La clausola contrattuale con cui viene stabilita la sospensione della copertura assicurativa per un periodo di trenta giorni dopo il pagamento del premio, nella particolare ipotesi in cui la rata venga versata con un ritardo superiore al 90 giorni, non vìola l’art. 1901, comma 2, c.c., giacché tale norma è finalizzata a disciplinare gli effetti dell’inadempimento, non assumendo alcun valore in merito all’alterazione del sinallagma contrattuale.

Tanto in quanto nel nostro ordinamento giuridico non è possibile rinvenire un principio generale che imponga alle parti di elaborare un assetto di interessi in cui le diverse prestazioni abbiano uno stretto rapporto di corrispettività, intesa nella duplice prospettiva economica e giuridica.

Invero l’art. 1901 c.c. si riferisce soltanto agli effetti dell’inadempimento dell’obbligazione di pagamento del premio nascente dal contratto già concluso ed efficace, non alla decorrenza pattizia dell’efficacia del contratto o delle obbligazioni che da esso derivano, che pertanto rimane affidata all’autonomia negoziale delle parti.

In particolare, per quanto qui interessa, il comma 2 della citata norma si limita a prevedere che il mancato pagamento alla scadenza, da parte dell’assicurato, di un premio successivo al primo determina la sospensione della garanzia assicurativa non immediatamente, ma solo dopo il decorso del periodo di tolleranza di quindici giorni, senza nulla stabilire (a differenza del primo comma) in ordine al momento di riattivazione della polizza a seguito di un pagamento successivo.

La norma invocata dal ricorrente, dunque, a differenza di quanto previsto dal comma 1, non impone alcun termine per la riattivazione della polizza dopo il tardivo pagamento del premio o della rata di premio successivo al primo.

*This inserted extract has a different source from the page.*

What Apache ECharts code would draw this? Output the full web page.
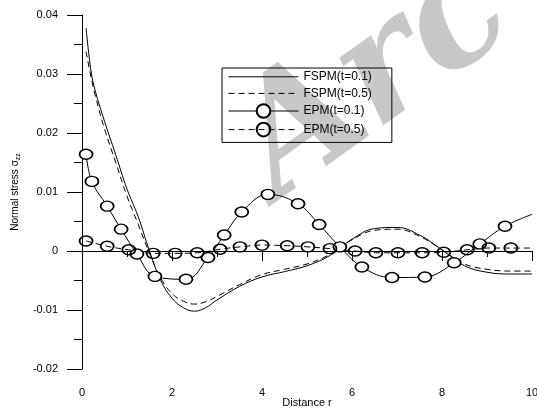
<!DOCTYPE html>
<html>
<head>
<meta charset="utf-8">
<script src="https://cdn.jsdelivr.net/npm/echarts@6/dist/echarts.min.js"></script>
<style>
  html, body { margin: 0; padding: 0; background: #fff; }
  #chart { width: 537px; height: 409px; }
</style>
</head>
<body>
<div id="chart"></div>
<script>
// FSPM curves
const fspmR = [0.09, 0.2, 0.3, 0.5, 0.75, 1.0, 1.25, 1.5, 1.75, 2.0, 2.25, 2.5, 2.75, 3.0, 3.5, 4.0, 4.5, 5.0, 5.5, 6.0, 6.5, 7.0, 7.5, 8.0, 8.5, 9.0, 9.5, 10];
const fspmT01 = [0.0378, 0.0305, 0.0270, 0.0220, 0.0163, 0.0105, 0.0058, 0.0000, -0.0050, -0.0080, -0.0096, -0.0102, -0.0096, -0.0083, -0.0060, -0.0044, -0.0035, -0.0025, -0.0008, 0.0020, 0.0038, 0.0040, 0.0027, 0.0002, -0.0025, -0.0036, -0.0039, -0.0039];
const fspmT05 = [0.0338, 0.0295, 0.0262, 0.0207, 0.0150, 0.0093, 0.0045, -0.0004, -0.0046, -0.0072, -0.0085, -0.0090, -0.0086, -0.0077, -0.0057, -0.0040, -0.0031, -0.0022, -0.0006, 0.0019, 0.0035, 0.0037, 0.0025, 0.0002, -0.0022, -0.0031, -0.0034, -0.0034];

// EPM curves, one marker per point except the last
const epmR01 = [0.09, 0.22, 0.56, 0.87, 1.22, 1.62, 2.31, 2.8, 3.16, 3.55, 4.13, 4.8, 5.27, 5.73, 6.22, 6.89, 7.62, 8.27, 8.84, 9.4, 10];
const epmT01 = [0.0164, 0.0118, 0.0076, 0.0037, -0.0005, -0.0043, -0.0048, -0.0011, 0.0027, 0.0066, 0.0096, 0.0080, 0.0045, 0.0007, -0.0027, -0.0045, -0.0044, -0.0020, 0.0012, 0.0042, 0.0062];
const epmR05 = [0.09, 0.56, 1.04, 1.58, 2.07, 2.56, 3.07, 3.51, 4.0, 4.56, 5.02, 5.51, 6.07, 6.53, 7.02, 7.56, 8.04, 8.56, 9.04, 9.53, 10];
const epmT05 = [0.0017, 0.0008, 0.0002, -0.0004, -0.0004, -0.0003, 0.0003, 0.0007, 0.0010, 0.0009, 0.0007, 0.0004, 0.0000, -0.0003, -0.0003, -0.0003, -0.0002, 0.0002, 0.0005, 0.0005, 0.0005];

const seriesNames = ["FSPM(t=0.1)", "FSPM(t=0.5)", "EPM(t=0.1)", "EPM(t=0.5)"];

const font = "Liberation Sans, Arial, sans-serif";
const pairs = (xs, ys) => xs.map((x, i) => [x, ys[i]]);
const marked = (xs, ys) =>
  xs.map((x, i) => (i === xs.length - 1 ? { value: [x, ys[i]], symbol: "none" } : [x, ys[i]]));

const chart = echarts.init(document.getElementById("chart"));

const axisCommon = {
  axisLine: { lineStyle: { color: "#000", width: 1 } },
  axisTick: { lineStyle: { color: "#000", width: 1 } },
  minorTick: { show: true, splitNumber: 2, lineStyle: { color: "#000", width: 1 } },
  splitLine: { show: false },
  axisLabel: { color: "#000", fontFamily: font, fontSize: 11 },
  nameTextStyle: { color: "#000", fontFamily: font, fontSize: 11 },
  nameMoveOverlap: false,
};

chart.setOption({
  backgroundColor: "#fff",
  animation: false,
  grid: { left: 82, right: 5, top: 15, bottom: 40, outerBoundsMode: "none" },
  graphic: [
    {
      type: "text",
      left: 210,
      top: -68,
      z: -10,
      silent: true,
      rotation: 0.62,
      originX: 0,
      originY: 0,
      style: {
        text: "Arc",
        fill: "#c8c8c8",
        font: "italic bold 155px 'DejaVu Serif', serif",
      },
    },
  ],
  legend: {
    orient: "vertical",
    left: 222,
    top: 68,
    padding: [2, 20, 5, 6],
    itemWidth: 70,
    itemHeight: 17,
    itemGap: 3,
    borderColor: "#000",
    borderWidth: 1,
    selectedMode: false,
    lineStyle: { width: 1 },
    textStyle: { color: "#000", fontFamily: font, fontSize: 12 },
    data: [
      { name: seriesNames[0], itemStyle: { opacity: 0 } },
      { name: seriesNames[1], itemStyle: { opacity: 0 } },
      { name: seriesNames[2] },
      { name: seriesNames[3] },
    ],
  },
  xAxis: {
    ...axisCommon,
    type: "value",
    min: 0,
    max: 10,
    interval: 2,
    name: "Distance r",
    nameLocation: "middle",
    nameGap: 28,
    axisTick: { ...axisCommon.axisTick, length: 10 },
    minorTick: { ...axisCommon.minorTick, length: 6 },
    axisLabel: { ...axisCommon.axisLabel, margin: 18 },
  },
  yAxis: {
    ...axisCommon,
    type: "value",
    min: -0.02,
    max: 0.04,
    interval: 0.01,
    name: "{a|Normal stress σ}{b|zz}",
    nameLocation: "middle",
    nameGap: 60,
    nameTextStyle: {
      ...axisCommon.nameTextStyle,
      rich: {
        a: { fontFamily: font, fontSize: 10, color: "#000", lineHeight: 14 },
        b: { fontFamily: font, fontSize: 7, color: "#000", lineHeight: 14, verticalAlign: "bottom" },
      },
    },
    axisTick: { ...axisCommon.axisTick, length: 15 },
    minorTick: { ...axisCommon.minorTick, length: 8 },
    axisLabel: {
      ...axisCommon.axisLabel,
      margin: 24,
      formatter: (v) => String(+v.toFixed(2)),
    },
  },
  series: [
    {
      name: seriesNames[0],
      type: "line",
      symbol: "none",
      smooth: 0.4,
      lineStyle: { color: "#000", width: 1 },
      itemStyle: { color: "#000" },
      data: pairs(fspmR, fspmT01),
    },
    {
      name: seriesNames[1],
      type: "line",
      symbol: "none",
      smooth: 0.4,
      lineStyle: { color: "#000", width: 1, type: [6, 4] },
      itemStyle: { color: "#000" },
      data: pairs(fspmR, fspmT05),
    },
    {
      name: seriesNames[2],
      type: "line",
      symbol: "circle",
      symbolSize: [13, 10],
      smooth: 0.4,
      lineStyle: { color: "#000", width: 1 },
      itemStyle: { color: "#fff", borderColor: "#000", borderWidth: 1.6 },
      data: marked(epmR01, epmT01),
    },
    {
      name: seriesNames[3],
      type: "line",
      symbol: "circle",
      symbolSize: [13, 10],
      smooth: 0.4,
      lineStyle: { color: "#000", width: 1, type: [6, 4] },
      itemStyle: { color: "rgba(255,255,255,0)", borderColor: "#000", borderWidth: 1.6 },
      data: marked(epmR05, epmT05),
    },
  ],
});
</script>
</body>
</html>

Deve conseguentemente ritenersi che, in assenza di diversa previsione normativa (circostanza che consente di escludere anche la sussistenza di una non consentita deroga dell’art. 1901 c.c., comma 2, in violazione dell’art. 1932 c.c., peraltro non invocato dal ricorrente), tale termine può essere liberamente stabilito dalle parti, restando escluso che possa trovare applicazione la disposizione del primo comma del medesimo articolo, la quale, nelle ipotesi di ritardi nelle rate di premio successive alla prima, soccorre esclusivamente in via analogica e solo in assenza di diversa previsione convenzionale.

Al contrario, un’alterazione, liberamente scelta, dell’equilibrio economico è accettata dall’ordinamento, il quale si preoccupa soltanto, da un lato, di salvaguardare la correttezza e buona fede nella fase delle trattative contrattuali (artt. 1337 e 1338 c.c.) o in pendenza della condizione (art. 1358 c.c.) e, dall’altro, di consentire la eliminazione di fattispecie negoziali nelle quali qualche fatto abbia influito negativamente sulla formazione o sullo svolgimento del rapporto contrattuale, ma ciò solo in casi tassativamente determinati, come si evince dalla disciplina degli istituti della rescissione (artt. 1447 e 1448 c.c.) e della risoluzione per eccessiva onerosità (art. 1467 c.c.).

Anche lo squilibrio giuridico tra le parti trova una disciplina circoscritta nel codice civile, come può desumersi dagli artt. 1341 e 1342 c.c., volti a tutelare il contraente debole nell’ambito dei rapporti contrattuali di mercato mediante la prescrizione di un semplice onere formale, qual è la specifica approvazione scritta.